The Melbourne section draws to a close by saying that all their staff have iPhones, so they’re regular users and therefore feel happy taking on the challenge of developing useful new applications for the device. Could there be peer pressure at work here?! Staff and customers who feel they have to join Foursquare out of professional courtesy, festivals who see the need to jump onto the bandwagon and try to keep up?
Surely the returns can only be limited if that’s the case – what’s key is keeping those objectives and priorities in mind: does this help us get to where we, and our stakeholders, want to be?
Directed I was, so go there I did. The exist to ‘help Scotland’s creative companies explore and exploit the latest technologies in the development of new/existing products, services, systems and knowledge’. More power to them for it – and public funding from various sources, which they utilise through free events, grants and consultations.
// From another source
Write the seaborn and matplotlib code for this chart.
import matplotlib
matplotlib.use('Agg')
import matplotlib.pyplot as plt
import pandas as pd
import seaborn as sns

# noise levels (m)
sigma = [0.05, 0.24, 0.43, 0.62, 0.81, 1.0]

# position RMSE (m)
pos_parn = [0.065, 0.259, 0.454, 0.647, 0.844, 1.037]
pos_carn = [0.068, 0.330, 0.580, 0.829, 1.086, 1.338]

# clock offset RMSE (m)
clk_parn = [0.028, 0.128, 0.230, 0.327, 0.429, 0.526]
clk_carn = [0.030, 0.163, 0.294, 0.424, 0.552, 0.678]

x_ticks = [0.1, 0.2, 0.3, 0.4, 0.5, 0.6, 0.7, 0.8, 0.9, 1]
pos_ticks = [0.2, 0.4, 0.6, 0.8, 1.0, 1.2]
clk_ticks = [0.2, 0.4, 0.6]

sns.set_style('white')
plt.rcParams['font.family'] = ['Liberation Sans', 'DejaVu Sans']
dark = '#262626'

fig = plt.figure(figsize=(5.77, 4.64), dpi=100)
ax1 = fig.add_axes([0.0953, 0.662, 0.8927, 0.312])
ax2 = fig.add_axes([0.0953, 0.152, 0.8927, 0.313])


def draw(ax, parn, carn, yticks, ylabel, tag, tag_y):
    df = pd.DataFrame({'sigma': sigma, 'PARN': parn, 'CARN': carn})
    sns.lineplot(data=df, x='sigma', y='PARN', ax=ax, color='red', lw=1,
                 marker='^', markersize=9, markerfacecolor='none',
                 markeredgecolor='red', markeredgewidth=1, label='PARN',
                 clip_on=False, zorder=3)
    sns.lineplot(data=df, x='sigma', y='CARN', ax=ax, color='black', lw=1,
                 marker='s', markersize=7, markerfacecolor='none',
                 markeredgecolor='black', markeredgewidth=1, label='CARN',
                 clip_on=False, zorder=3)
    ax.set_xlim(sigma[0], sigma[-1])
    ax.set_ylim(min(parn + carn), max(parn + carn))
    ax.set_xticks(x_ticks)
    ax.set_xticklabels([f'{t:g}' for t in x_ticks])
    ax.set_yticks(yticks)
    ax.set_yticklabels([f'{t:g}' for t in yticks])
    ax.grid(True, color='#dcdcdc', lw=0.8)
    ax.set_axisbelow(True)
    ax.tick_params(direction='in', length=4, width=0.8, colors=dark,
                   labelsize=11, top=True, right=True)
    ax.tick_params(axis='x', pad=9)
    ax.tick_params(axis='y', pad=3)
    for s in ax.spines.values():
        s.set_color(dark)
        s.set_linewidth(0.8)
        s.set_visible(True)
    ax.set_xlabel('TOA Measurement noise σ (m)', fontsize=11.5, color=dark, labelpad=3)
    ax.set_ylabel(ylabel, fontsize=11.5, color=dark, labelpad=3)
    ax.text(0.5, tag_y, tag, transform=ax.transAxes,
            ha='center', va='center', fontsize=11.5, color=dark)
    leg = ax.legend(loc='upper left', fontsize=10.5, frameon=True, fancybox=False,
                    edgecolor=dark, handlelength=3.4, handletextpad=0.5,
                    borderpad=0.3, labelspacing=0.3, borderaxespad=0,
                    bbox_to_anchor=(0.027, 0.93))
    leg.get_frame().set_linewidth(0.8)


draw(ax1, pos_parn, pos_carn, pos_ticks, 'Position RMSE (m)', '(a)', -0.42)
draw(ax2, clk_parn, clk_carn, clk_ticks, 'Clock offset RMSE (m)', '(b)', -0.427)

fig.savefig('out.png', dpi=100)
So, do they sit alongside Amb:IT:ion, the Festi
vals Innovation Lab and other such organisations, agencies and associations? Or, maybe they sit on each others’ laps. Is there a duplication of effort…? Am I asking questions because I haven’t much creativity just now to come up with answers?
Well, you wouldn’t close a public park because there was another two miles away. (You would? That’s not very constructive.) No, you wouldn’t, because there’s a place for all these organisations to continue their good work. Those in search of support will weigh up their alternatives and hopefully be able to find sufficient providers of that much needed help.
That’s quite apart from the different ways these organisations go about their business – after all, they have differing objectives to work towards.
Shallow comments and a few supplemental observations: check.